Given material:
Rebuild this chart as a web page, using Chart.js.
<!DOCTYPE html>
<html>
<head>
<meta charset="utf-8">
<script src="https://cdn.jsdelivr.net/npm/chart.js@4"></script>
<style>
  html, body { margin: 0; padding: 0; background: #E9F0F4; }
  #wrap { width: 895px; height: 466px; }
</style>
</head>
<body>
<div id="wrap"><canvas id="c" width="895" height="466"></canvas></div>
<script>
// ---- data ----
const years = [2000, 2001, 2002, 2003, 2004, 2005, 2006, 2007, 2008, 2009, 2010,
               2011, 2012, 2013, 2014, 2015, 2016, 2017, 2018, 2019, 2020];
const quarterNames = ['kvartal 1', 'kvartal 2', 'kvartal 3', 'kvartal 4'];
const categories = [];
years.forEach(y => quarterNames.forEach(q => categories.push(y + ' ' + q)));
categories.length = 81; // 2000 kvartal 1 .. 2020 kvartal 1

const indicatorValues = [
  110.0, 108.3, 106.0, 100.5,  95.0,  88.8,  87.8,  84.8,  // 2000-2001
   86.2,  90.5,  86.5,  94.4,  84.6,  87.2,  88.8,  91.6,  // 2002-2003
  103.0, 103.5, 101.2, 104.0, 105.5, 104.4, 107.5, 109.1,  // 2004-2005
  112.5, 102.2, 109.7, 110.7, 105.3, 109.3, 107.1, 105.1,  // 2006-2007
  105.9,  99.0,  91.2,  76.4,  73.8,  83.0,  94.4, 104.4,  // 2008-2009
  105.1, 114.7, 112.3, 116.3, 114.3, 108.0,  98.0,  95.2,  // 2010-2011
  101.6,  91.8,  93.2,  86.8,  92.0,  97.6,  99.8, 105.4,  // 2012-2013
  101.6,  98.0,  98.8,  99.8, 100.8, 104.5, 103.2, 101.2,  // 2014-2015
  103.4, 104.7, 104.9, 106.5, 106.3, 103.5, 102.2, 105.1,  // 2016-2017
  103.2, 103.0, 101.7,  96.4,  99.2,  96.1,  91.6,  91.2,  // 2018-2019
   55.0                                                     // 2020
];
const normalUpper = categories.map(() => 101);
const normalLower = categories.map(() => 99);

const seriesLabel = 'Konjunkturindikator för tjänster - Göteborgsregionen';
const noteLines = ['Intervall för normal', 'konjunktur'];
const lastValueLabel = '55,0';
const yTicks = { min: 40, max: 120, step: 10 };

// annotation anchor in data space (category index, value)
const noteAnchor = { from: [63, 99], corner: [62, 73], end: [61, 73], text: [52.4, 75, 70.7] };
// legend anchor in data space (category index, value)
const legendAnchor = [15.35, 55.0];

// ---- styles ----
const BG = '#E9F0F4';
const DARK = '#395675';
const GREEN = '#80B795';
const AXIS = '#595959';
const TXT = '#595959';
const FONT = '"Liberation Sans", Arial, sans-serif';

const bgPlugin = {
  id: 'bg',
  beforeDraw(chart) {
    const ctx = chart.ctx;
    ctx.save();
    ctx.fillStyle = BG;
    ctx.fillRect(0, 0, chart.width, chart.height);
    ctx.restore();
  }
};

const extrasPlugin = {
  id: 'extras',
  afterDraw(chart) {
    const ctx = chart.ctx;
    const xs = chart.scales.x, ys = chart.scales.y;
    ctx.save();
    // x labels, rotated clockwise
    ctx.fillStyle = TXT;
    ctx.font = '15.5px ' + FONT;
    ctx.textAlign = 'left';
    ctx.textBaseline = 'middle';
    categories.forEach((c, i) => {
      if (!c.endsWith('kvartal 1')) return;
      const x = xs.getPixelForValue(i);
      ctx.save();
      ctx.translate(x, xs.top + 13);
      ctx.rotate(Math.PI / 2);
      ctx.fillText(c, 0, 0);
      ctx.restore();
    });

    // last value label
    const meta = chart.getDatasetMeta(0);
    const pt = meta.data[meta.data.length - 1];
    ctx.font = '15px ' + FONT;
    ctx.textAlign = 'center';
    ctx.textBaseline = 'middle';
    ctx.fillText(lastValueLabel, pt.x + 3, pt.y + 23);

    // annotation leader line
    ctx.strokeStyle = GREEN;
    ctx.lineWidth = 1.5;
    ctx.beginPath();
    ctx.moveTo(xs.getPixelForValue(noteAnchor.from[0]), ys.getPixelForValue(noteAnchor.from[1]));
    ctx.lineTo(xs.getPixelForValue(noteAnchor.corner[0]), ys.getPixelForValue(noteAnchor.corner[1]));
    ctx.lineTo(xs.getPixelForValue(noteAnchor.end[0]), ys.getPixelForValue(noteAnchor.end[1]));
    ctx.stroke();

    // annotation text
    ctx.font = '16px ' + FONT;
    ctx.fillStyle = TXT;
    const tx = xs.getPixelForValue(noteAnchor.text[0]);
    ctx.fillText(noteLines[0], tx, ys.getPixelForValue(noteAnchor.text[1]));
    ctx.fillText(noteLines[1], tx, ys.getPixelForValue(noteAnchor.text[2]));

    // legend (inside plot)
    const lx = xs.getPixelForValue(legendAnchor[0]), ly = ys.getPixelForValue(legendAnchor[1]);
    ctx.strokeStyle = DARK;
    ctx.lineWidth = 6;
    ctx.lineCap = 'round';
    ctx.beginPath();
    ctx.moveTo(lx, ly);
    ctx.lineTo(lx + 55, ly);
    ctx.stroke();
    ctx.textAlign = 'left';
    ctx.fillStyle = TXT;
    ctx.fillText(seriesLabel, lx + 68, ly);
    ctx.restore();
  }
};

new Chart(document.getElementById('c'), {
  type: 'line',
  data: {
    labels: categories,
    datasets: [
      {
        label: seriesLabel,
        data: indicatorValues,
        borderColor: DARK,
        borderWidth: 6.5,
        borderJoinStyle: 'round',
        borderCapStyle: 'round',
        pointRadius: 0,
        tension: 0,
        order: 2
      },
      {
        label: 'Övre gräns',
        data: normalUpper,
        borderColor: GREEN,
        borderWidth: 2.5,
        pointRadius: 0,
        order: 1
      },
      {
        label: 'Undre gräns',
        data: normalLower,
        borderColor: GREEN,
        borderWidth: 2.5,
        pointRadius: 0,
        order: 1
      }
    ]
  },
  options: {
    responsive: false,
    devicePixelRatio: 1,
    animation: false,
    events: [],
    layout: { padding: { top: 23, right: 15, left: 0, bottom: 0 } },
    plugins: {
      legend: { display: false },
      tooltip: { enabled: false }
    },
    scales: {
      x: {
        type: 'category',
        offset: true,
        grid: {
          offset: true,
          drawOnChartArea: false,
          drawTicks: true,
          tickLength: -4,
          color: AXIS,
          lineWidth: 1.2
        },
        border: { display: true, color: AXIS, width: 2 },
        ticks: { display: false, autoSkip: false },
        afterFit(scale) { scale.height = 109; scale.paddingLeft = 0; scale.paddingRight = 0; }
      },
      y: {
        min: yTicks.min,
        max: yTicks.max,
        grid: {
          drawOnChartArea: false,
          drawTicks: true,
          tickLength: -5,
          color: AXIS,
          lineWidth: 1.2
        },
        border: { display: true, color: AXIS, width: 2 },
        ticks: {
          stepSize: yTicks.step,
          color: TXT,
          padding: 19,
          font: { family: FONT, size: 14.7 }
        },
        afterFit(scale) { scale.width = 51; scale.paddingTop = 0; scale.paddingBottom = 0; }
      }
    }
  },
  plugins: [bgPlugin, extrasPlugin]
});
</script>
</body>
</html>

Objective: Output all of the data again. Match it exactly.

Exercise output:
Rebuild this chart as a web page, using Chart.js.
<!DOCTYPE html>
<html>
<head>
<meta charset="utf-8">
<script src="https://cdn.jsdelivr.net/npm/chart.js@4"></script>
<style>
  html, body { margin: 0; padding: 0; background: #E9F0F4; }
  #wrap { width: 895px; height: 466px; }
</style>
</head>
<body>
<div id="wrap"><canvas id="c" width="895" height="466"></canvas></div>
<script>
// ---- data ----
const years = [2000, 2001, 2002, 2003, 2004, 2005, 2006, 2007, 2008, 2009, 2010,
               2011, 2012, 2013, 2014, 2015, 2016, 2017, 2018, 2019, 2020];
const quarterNames = ['kvartal 1', 'kvartal 2', 'kvartal 3', 'kvartal 4'];
const categories = [];
years.forEach(y => quarterNames.forEach(q => categories.push(y + ' ' + q)));
categories.length = 81; // 2000 kvartal 1 .. 2020 kvartal 1

const indicatorValues = [
  110.0, 108.3, 106.0, 100.5,  95.0,  88.8,  87.8,  84.8,  // 2000-2001
   86.2,  90.5,  86.5,  94.4,  84.6,  87.2,  88.8,  91.6,  // 2002-2003
  103.0, 103.5, 101.2, 104.0, 105.5, 104.4, 107.5, 109.1,  // 2004-2005
  112.5, 102.2, 109.7, 110.7, 105.3, 109.3, 107.1, 105.1,  // 2006-2007
  105.9,  99.0,  91.2,  76.4,  73.8,  83.0,  94.4, 104.4,  // 2008-2009
  105.1, 114.7, 112.3, 116.3, 114.3, 108.0,  98.0,  95.2,  // 2010-2011
  101.6,  91.8,  93.2,  86.8,  92.0,  97.6,  99.8, 105.4,  // 2012-2013
  101.6,  98.0,  98.8,  99.8, 100.8, 104.5, 103.2, 101.2,  // 2014-2015
  103.4, 104.7, 104.9, 106.5, 106.3, 103.5, 102.2, 105.1,  // 2016-2017
  103.2, 103.0, 101.7,  96.4,  99.2,  96.1,  91.6,  91.2,  // 2018-2019
   55.0                                                     // 2020
];
const normalUpper = categories.map(() => 101);
const normalLower = categories.map(() => 99);

const seriesLabel = 'Konjunkturindikator för tjänster - Göteborgsregionen';
const noteLines = ['Intervall för normal', 'konjunktur'];
const lastValueLabel = '55,0';
const yTicks = { min: 40, max: 120, step: 10 };

// annotation anchor in data space (category index, value)
const noteAnchor = { from: [63, 99], corner: [62, 73], end: [61, 73], text: [52.4, 75, 70.7] };
// legend anchor in data space (category index, value)
const legendAnchor = [15.35, 55.0];

// ---- styles ----
const BG = '#E9F0F4';
const DARK = '#395675';
const GREEN = '#80B795';
const AXIS = '#595959';
const TXT = '#595959';
const FONT = '"Liberation Sans", Arial, sans-serif';

const bgPlugin = {
  id: 'bg',
  beforeDraw(chart) {
    const ctx = chart.ctx;
    ctx.save();
    ctx.fillStyle = BG;
    ctx.fillRect(0, 0, chart.width, chart.height);
    ctx.restore();
  }
};

const extrasPlugin = {
  id: 'extras',
  afterDraw(chart) {
    const ctx = chart.ctx;
    const xs = chart.scales.x, ys = chart.scales.y;
    ctx.save();
    // x labels, rotated clockwise
    ctx.fillStyle = TXT;
    ctx.font = '15.5px ' + FONT;
    ctx.textAlign = 'left';
    ctx.textBaseline = 'middle';
    categories.forEach((c, i) => {
      if (!c.endsWith('kvartal 1')) return;
      const x = xs.getPixelForValue(i);
      ctx.save();
      ctx.translate(x, xs.top + 13);
      ctx.rotate(Math.PI / 2);
      ctx.fillText(c, 0, 0);
      ctx.restore();
    });

    // last value label
    const meta = chart.getDatasetMeta(0);
    const pt = meta.data[meta.data.length - 1];
    ctx.font = '15px ' + FONT;
    ctx.textAlign = 'center';
    ctx.textBaseline = 'middle';
    ctx.fillText(lastValueLabel, pt.x + 3, pt.y + 23);

    // annotation leader line
    ctx.strokeStyle = GREEN;
    ctx.lineWidth = 1.5;
    ctx.beginPath();
    ctx.moveTo(xs.getPixelForValue(noteAnchor.from[0]), ys.getPixelForValue(noteAnchor.from[1]));
    ctx.lineTo(xs.getPixelForValue(noteAnchor.corner[0]), ys.getPixelForValue(noteAnchor.corner[1]));
    ctx.lineTo(xs.getPixelForValue(noteAnchor.end[0]), ys.getPixelForValue(noteAnchor.end[1]));
    ctx.stroke();

    // annotation text
    ctx.font = '16px ' + FONT;
    ctx.fillStyle = TXT;
    const tx = xs.getPixelForValue(noteAnchor.text[0]);
    ctx.fillText(noteLines[0], tx, ys.getPixelForValue(noteAnchor.text[1]));
    ctx.fillText(noteLines[1], tx, ys.getPixelForValue(noteAnchor.text[2]));

    // legend (inside plot)
    const lx = xs.getPixelForValue(legendAnchor[0]), ly = ys.getPixelForValue(legendAnchor[1]);
    ctx.strokeStyle = DARK;
    ctx.lineWidth = 6;
    ctx.lineCap = 'round';
    ctx.beginPath();
    ctx.moveTo(lx, ly);
    ctx.lineTo(lx + 55, ly);
    ctx.stroke();
    ctx.textAlign = 'left';
    ctx.fillStyle = TXT;
    ctx.fillText(seriesLabel, lx + 68, ly);
    ctx.restore();
  }
};

new Chart(document.getElementById('c'), {
  type: 'line',
  data: {
    labels: categories,
    datasets: [
      {
        label: seriesLabel,
        data: indicatorValues,
        borderColor: DARK,
        borderWidth: 6.5,
        borderJoinStyle: 'round',
        borderCapStyle: 'round',
        pointRadius: 0,
        tension: 0,
        order: 2
      },
      {
        label: 'Övre gräns',
        data: normalUpper,
        borderColor: GREEN,
        borderWidth: 2.5,
        pointRadius: 0,
        order: 1
      },
      {
        label: 'Undre gräns',
        data: normalLower,
        borderColor: GREEN,
        borderWidth: 2.5,
        pointRadius: 0,
        order: 1
      }
    ]
  },
  options: {
    responsive: false,
    devicePixelRatio: 1,
    animation: false,
    events: [],
    layout: { padding: { top: 23, right: 15, left: 0, bottom: 0 } },
    plugins: {
      legend: { display: false },
      tooltip: { enabled: false }
    },
    scales: {
      x: {
        type: 'category',
        offset: true,
        grid: {
          offset: true,
          drawOnChartArea: false,
          drawTicks: true,
          tickLength: -4,
          color: AXIS,
          lineWidth: 1.2
        },
        border: { display: true, color: AXIS, width: 2 },
        ticks: { display: false, autoSkip: false },
        afterFit(scale) { scale.height = 109; scale.paddingLeft = 0; scale.paddingRight = 0; }
      },
      y: {
        min: yTicks.min,
        max: yTicks.max,
        grid: {
          drawOnChartArea: false,
          drawTicks: true,
          tickLength: -5,
          color: AXIS,
          lineWidth: 1.2
        },
        border: { display: true, color: AXIS, width: 2 },
        ticks: {
          stepSize: yTicks.step,
          color: TXT,
          padding: 19,
          font: { family: FONT, size: 14.7 }
        },
        afterFit(scale) { scale.width = 51; scale.paddingTop = 0; scale.paddingBottom = 0; }
      }
    }
  },
  plugins: [bgPlugin, extrasPlugin]
});
</script>
</body>
</html>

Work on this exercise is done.